I sent this to -users earlier, but it's probably more appropriate for
-devel.
FYI I just re-ran my tests with 3.0b6 and am seeing about the same results.
(Disclosure - I'm giving an invited talk at LISA next week on Nagios)
I'm trying to determine the maximum active check rate that Nagios can
sustain on a given system. I'm rather surprised that I can't seem to get
more than about 3 checks per second. Am I just being dense? (I haven't used
anything but passive checks for years now, so my active check foo is
stale...)
Nagios config settings (testing with 2.9, which is what we're using in
production):
service_inter_check_delay_method=0.01 (tried s as well...)

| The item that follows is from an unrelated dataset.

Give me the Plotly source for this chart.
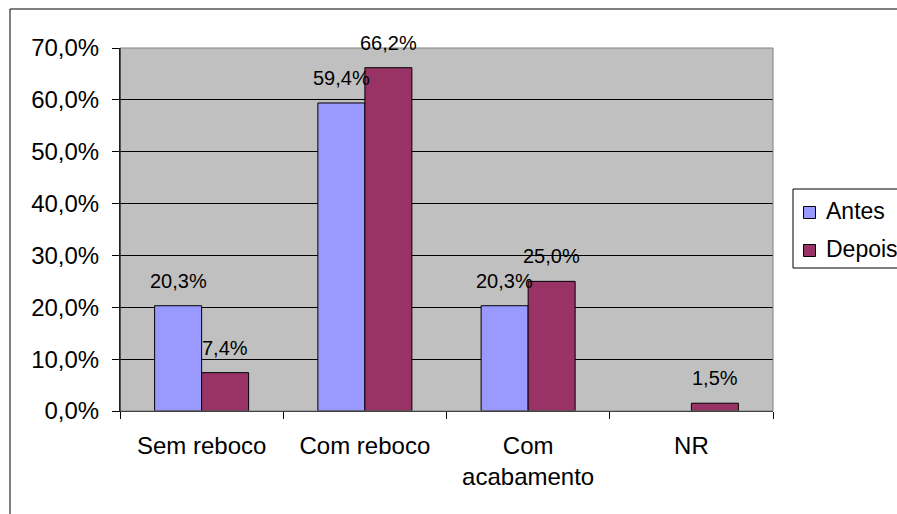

service_interleave_factor=s
host_inter_check_delay_methos=0.01 (tried s as well) max_concurrent_checks=0
service_reaper_frequency=1
sleep_time=0.01
performance stats show svc execution at 0 / .8 / .459, svc latency at 0 /
10467.99 / 4475.5599 (3 hours after launch, with only 32708 / 50000 services
checked)
I never see more than 9 nagios procs at once. The config is large (5000
hosts with 10 services each). The service checks are a simple c program that
sleeps for half a second then returns OK.
Is this really the best Nagios can do, or am I missing something?